While my experiences don’t mirror Scott’s, I struggled with the idea of coming out to my parents too. For all the pros of being surrounded by family 24/7, I found it hard to open up to my parents about my sexuality. While it’s a disservice to tar everyone with the same brush, it’s true that rural, working class communities in general have maintained a more traditional stance on issues surrounding sexuality, race and politics. This can be incredibly alienating for queer youth. You can start to feel accepted, but never really understood, by the people closest to you.

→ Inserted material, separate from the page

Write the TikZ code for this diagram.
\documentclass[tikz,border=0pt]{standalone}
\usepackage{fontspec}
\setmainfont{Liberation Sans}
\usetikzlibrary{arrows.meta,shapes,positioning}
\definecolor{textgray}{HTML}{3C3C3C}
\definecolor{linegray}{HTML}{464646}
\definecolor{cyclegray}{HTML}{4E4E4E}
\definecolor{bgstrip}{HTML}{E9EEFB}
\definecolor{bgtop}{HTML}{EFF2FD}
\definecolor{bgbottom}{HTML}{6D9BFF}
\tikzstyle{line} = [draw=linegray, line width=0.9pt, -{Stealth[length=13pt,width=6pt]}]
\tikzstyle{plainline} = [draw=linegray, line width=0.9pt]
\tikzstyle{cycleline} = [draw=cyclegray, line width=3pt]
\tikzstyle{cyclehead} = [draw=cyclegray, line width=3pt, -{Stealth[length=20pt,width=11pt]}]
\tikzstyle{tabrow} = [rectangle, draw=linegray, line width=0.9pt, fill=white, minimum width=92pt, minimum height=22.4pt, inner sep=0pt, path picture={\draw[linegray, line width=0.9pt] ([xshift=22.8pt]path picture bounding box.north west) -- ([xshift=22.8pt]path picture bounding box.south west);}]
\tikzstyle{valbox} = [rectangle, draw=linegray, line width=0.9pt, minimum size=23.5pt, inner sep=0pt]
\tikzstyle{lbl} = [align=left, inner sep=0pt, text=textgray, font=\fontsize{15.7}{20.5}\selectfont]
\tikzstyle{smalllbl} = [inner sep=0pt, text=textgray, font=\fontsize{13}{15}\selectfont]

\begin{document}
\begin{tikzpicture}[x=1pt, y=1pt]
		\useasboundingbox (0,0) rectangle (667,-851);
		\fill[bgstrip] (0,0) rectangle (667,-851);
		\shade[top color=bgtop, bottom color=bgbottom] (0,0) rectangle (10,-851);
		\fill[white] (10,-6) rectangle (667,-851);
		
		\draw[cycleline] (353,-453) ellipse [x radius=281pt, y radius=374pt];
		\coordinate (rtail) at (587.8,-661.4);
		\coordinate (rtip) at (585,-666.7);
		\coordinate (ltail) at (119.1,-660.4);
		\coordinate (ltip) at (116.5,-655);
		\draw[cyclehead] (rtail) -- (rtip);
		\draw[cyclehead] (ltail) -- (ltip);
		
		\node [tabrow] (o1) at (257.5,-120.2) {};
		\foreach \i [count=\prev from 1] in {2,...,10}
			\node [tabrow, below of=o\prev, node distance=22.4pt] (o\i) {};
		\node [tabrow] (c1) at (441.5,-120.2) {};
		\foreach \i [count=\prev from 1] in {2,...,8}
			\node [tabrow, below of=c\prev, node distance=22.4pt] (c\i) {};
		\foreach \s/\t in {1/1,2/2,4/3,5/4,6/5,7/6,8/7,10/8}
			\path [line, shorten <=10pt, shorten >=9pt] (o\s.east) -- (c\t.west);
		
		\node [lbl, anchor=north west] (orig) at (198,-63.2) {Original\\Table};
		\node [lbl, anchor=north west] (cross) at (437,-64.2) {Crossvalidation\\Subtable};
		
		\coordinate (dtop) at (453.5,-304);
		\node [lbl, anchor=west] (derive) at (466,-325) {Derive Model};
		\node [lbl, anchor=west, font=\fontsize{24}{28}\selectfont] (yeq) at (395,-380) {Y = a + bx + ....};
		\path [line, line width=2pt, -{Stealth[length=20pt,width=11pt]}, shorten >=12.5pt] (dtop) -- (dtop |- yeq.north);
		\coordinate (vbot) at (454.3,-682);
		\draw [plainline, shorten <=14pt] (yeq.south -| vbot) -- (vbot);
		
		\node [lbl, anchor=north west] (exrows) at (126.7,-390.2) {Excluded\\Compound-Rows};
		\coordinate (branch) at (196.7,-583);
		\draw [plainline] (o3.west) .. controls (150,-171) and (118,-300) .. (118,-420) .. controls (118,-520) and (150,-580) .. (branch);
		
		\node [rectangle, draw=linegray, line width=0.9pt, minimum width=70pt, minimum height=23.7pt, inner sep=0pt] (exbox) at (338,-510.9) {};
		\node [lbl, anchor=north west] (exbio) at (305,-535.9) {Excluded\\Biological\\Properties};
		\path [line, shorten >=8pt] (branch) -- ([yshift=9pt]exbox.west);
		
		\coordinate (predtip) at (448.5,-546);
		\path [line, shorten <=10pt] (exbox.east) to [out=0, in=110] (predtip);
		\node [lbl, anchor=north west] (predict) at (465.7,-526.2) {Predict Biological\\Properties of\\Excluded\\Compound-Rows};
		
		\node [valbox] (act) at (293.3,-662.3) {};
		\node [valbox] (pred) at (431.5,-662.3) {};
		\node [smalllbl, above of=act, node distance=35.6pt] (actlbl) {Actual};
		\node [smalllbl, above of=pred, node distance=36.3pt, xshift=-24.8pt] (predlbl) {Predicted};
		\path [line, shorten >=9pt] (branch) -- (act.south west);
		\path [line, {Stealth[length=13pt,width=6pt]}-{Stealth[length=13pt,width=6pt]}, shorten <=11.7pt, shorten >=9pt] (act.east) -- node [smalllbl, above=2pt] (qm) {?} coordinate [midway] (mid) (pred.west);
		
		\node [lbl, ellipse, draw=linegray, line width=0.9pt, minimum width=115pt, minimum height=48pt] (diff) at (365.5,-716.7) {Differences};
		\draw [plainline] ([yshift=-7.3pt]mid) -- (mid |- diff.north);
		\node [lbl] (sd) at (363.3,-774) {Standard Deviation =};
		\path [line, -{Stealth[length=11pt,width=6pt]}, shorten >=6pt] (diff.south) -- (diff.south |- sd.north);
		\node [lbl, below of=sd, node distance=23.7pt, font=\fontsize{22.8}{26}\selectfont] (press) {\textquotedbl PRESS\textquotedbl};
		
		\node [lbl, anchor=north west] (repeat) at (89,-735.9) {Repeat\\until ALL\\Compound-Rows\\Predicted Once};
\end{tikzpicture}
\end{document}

Owen Griffiths (no relation) is the regional secretary for LGBT Labour Wales, campaigning for both queer issues on the local and national political stage. He believes in a first and most important step forward: visibility for queer kids growing up in places like the Valleys. “I do think, despite the massive march forward for LGBTQ equality, there will always be ‘difficulties’ coming out in rural areas,” Owen tells me. “What we can do, even now, is to have visible members of the LGBTQ community. There’s much more I want to do so that the youth of today can see open, visibly LGBTQ role models, and with the position I have, I plan on using every opportunity I can to promote, speak about and listen to queer youth.”

Identity is very important in working class communities, especially when its comes to gender. The traditional constructs that many people fit themselves into in the Valleys have their roots in the manual labour industries that our communities were built on. But the decimation of job creation and social mobility over the decades (cheers, Maggie!) hasn’t fostered an environment for these traditional gender roles to evolve.

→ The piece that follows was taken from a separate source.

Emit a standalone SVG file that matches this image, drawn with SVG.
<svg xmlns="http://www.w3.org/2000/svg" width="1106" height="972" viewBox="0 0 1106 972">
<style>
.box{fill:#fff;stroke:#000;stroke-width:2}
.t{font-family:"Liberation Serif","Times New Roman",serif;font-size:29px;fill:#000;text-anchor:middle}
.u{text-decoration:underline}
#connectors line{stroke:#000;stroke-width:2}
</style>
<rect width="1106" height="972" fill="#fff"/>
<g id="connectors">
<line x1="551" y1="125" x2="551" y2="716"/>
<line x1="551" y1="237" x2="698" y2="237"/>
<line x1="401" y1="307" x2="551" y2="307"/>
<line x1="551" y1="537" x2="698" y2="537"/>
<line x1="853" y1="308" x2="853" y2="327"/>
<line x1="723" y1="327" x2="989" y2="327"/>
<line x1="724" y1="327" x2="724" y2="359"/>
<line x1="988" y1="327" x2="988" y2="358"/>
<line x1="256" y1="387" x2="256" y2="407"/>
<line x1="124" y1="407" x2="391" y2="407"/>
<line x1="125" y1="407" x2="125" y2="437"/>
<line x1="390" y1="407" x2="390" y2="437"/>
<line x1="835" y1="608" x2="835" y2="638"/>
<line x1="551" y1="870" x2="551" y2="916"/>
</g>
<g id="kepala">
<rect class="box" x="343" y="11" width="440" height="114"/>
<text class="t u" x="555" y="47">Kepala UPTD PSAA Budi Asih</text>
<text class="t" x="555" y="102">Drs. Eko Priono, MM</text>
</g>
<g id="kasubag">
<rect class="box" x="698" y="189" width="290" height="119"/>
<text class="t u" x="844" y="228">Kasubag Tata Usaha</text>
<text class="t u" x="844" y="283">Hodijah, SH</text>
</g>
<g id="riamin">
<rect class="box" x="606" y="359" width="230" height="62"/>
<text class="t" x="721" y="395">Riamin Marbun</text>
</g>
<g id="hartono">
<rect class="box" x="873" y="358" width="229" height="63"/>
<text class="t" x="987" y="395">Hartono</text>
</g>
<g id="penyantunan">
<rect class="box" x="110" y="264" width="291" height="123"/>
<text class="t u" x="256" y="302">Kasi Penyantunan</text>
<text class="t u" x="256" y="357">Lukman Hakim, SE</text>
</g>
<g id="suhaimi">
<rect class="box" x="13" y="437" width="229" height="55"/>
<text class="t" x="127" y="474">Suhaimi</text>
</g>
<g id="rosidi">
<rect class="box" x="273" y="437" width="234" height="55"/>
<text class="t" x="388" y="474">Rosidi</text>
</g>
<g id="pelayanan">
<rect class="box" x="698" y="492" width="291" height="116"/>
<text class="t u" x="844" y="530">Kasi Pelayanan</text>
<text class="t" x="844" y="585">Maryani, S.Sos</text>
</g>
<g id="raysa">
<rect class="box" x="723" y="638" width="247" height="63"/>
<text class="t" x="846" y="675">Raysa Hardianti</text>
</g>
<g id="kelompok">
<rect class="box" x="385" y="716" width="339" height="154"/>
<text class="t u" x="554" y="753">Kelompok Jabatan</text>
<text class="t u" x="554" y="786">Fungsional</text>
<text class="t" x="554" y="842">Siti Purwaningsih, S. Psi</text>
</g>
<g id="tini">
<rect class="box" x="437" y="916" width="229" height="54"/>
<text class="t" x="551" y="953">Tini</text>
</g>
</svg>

Instead, the archetypes people have inherited are hyper-real in many ways; images of traditional masculinity and femininity that have been appropriated by each consecutive generation. It can be very hard when, like most queer people growing up, you don’t necessarily fit into these constructs.

For many people, my nonconformity into traditional masculinity raised an immediate red flag that I was different. While little camp 13-year old me made it quite easy to distinguish me from my peers, Elinor Rees, who grew up in Treorchy, had the opposite problem. As a lesbian, she felt confined by her own femininity and into an established heteronormative environment.

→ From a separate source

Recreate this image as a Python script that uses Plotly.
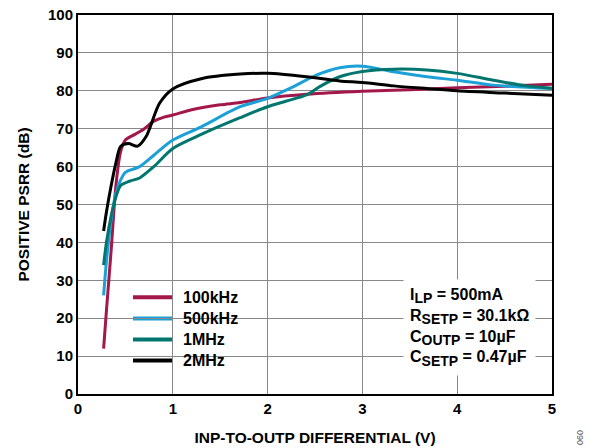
import plotly.graph_objects as go

# ---- data ----
x_100k = [0.27, 0.30, 0.35, 0.40, 0.45, 0.50, 0.60, 0.70, 0.80, 0.90, 1.00, 1.20, 1.50, 1.71, 2.00, 2.41, 3.00, 3.50, 4.00, 4.50, 5.00]
y_100k = [12, 22, 38, 55, 64, 67, 68.5, 70, 72, 73, 73.6, 75, 76.3, 76.9, 78.1, 79.1, 79.9, 80.3, 80.8, 81.2, 81.7]

x_500k = [0.27, 0.30, 0.35, 0.40, 0.45, 0.50, 0.65, 0.80, 1.00, 1.30, 1.71, 2.00, 2.24, 2.52, 2.76, 3.00, 3.33, 3.68, 4.00, 4.38, 5.00]
y_500k = [26, 35, 46, 53, 56.5, 58.5, 60, 63, 67, 70.5, 75.8, 78.0, 80.7, 84.2, 86.1, 86.5, 85.0, 83.7, 82.8, 81.5, 80.6]

x_1m = [0.27, 0.30, 0.35, 0.40, 0.45, 0.55, 0.65, 0.80, 1.00, 1.30, 1.71, 2.00, 2.20, 2.41, 2.55, 2.76, 3.00, 3.33, 3.68, 4.00, 4.38, 4.73, 5.00]
y_1m = [34, 40, 47, 52, 55, 56.2, 57, 60, 64.8, 68.5, 72.9, 75.8, 77.3, 78.9, 81.1, 83.7, 85.1, 85.7, 85.5, 84.6, 82.8, 81.3, 80.7]

x_2m = [0.27, 0.30, 0.35, 0.40, 0.45, 0.53, 0.63, 0.72, 0.86, 1.00, 1.30, 1.71, 2.00, 2.41, 2.76, 3.00, 3.33, 3.68, 4.00, 4.50, 5.00]
y_2m = [43, 48, 55, 61, 65.3, 66.1, 65.4, 68, 76.7, 80.5, 83.2, 84.4, 84.6, 83.7, 82.6, 82.2, 81.3, 80.6, 80.0, 79.4, 78.8]

series_names = ["100kHz", "500kHz", "1MHz", "2MHz"]
series_colors = ["#A3174A", "#1BA0D7", "#00766E", "#000000"]

x_ticks = [0, 1, 2, 3, 4, 5]
y_ticks = [0, 10, 20, 30, 40, 50, 60, 70, 80, 90, 100]

FONT = "Arial, Liberation Sans, sans-serif"

fig = go.Figure()
for name, color, xs, ys in zip(series_names, series_colors,
                               [x_100k, x_500k, x_1m, x_2m],
                               [y_100k, y_500k, y_1m, y_2m]):
    fig.add_trace(go.Scatter(x=xs, y=ys, mode="lines", name=name, showlegend=False,
                             line=dict(color=color, width=3, shape="spline", smoothing=0.8)))

# ---- hand-built legend (paper coordinates) ----
leg_x0, leg_x1 = 0.116, 0.200      # line sample
leg_top, leg_step = 0.255, 0.0555   # row centres
shapes = [dict(type="rect", xref="paper", yref="paper", x0=0.095, x1=0.39,
               y0=0.045, y1=0.295, fillcolor="white", line=dict(width=0), layer="between")]
annotations = []
for i, (name, color) in enumerate(zip(series_names, series_colors)):
    yc = leg_top - i * leg_step
    shapes.append(dict(type="line", xref="paper", yref="paper", x0=leg_x0, x1=leg_x1,
                       y0=yc, y1=yc, line=dict(color=color, width=4), layer="between"))
    annotations.append(dict(xref="paper", yref="paper", x=0.218, y=yc, xanchor="left",
                            yanchor="middle", showarrow=False, text=name,
                            font=dict(family=FONT, size=16, color="black", weight="bold")))

SUB = '<sub><span style="font-size:14px">{}</span></sub>'
annotations += [
    dict(xref="paper", yref="paper", x=0.686, y=0.303, xanchor="left", yanchor="top",
         align="left", showarrow=False, bgcolor="white", borderpad=6,
         font=dict(family=FONT, size=16, color="black", weight="bold"),
         text=("I" + SUB.format("LP") + " = 500mA<br>R" + SUB.format("SETP") + " = 30.1kΩ<br>"
               "C" + SUB.format("OUTP") + " = 10µF<br>C" + SUB.format("SETP") + " = 0.47µF")),
    dict(xref="paper", yref="paper", x=1.059, y=-0.116, xanchor="center", yanchor="middle",
         showarrow=False, textangle=90,
         font=dict(family=FONT, size=9, color="#555555", weight="normal"),
         text="090"),
]

fig.update_layout(
    width=589, height=448,
    margin=dict(l=78, r=37, t=15, b=54, autoexpand=False),
    paper_bgcolor="white", plot_bgcolor="white",
    font=dict(family=FONT, size=15, color="black", weight="bold"),
    showlegend=False,
    shapes=shapes,
    annotations=annotations,
)

fig.update_xaxes(range=[0, 5], tickvals=x_ticks, ticktext=[str(v) for v in x_ticks],
                 showgrid=True, gridcolor="#888888", gridwidth=1,
                 showline=True, linecolor="black", linewidth=2, mirror=True,
                 ticks="", zeroline=False, automargin=False,
                 tickfont=dict(family=FONT, size=15, weight="bold"),
                 title=dict(text="INP-TO-OUTP DIFFERENTIAL (V)", standoff=16,
                            font=dict(family=FONT, size=15.5, weight="bold")))
fig.update_yaxes(range=[0, 100], tickvals=y_ticks, ticktext=[str(v) for v in y_ticks],
                 showgrid=True, gridcolor="#888888", gridwidth=1,
                 showline=True, linecolor="black", linewidth=2, mirror=True,
                 ticks="", zeroline=False, automargin=False,
                 tickfont=dict(family=FONT, size=15, weight="bold"),
                 title=dict(text="POSITIVE PSRR (dB)", standoff=15,
                            font=dict(family=FONT, size=15.5, weight="bold")))

# remove the default 8px page margin so the figure sits at the window origin
fig.write_html("out.html", config={"displayModeBar": False},
               post_script="document.body.style.margin='0px';")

“I think that’s why I struggled to come out,” she says, “and spent a large part of my youth with the belief that I had to go out with boys because I was feminine, and therefore I ‘wasn’t gay.’ My family expected me to marry a man and have children with him, because that’s what everyone in the family does.”

Ultimately, growing up queer in a rural, predominantly working class area like the Valleys can feel suffocating once you’ve accepted yourself. There’s a definite tendency for young queer people to fly the nest of their rural beginnings and into bigger, more urban environments. Moving to Birmingham for university was probably one of the most life-affirming things I ever did, and Scott has recently made the move to London. I ask him why he moved, and if the complicated situations he’s left behind had played a part in it. “I think it comes from leaving a bad place, literally and mentally,” he says. “Everything is so much more open in cities, no one cares. You can be yourself and feel more free. It’s a world away when it comes to me being able to be more me.”

“It is far more acceptable to be gay in a city than it would be in the Valleys,” Elinor agrees. “I know I could walk hand-in-hand with my girlfriend with far fewer glares, though I don’t resent the Valleys for it.”

This is an interesting point to make: no matter our struggles with accepting our sexualities and coming out in a place like the Valleys, it’s still our home. It’s where our families live, and we can’t change that. All we can do, as queer people, is support each other and realise that growing up in a place that doesn’t understand us – or wasn’t quite ready for us – wasn’t necessarily a bad thing, it just made us stronger.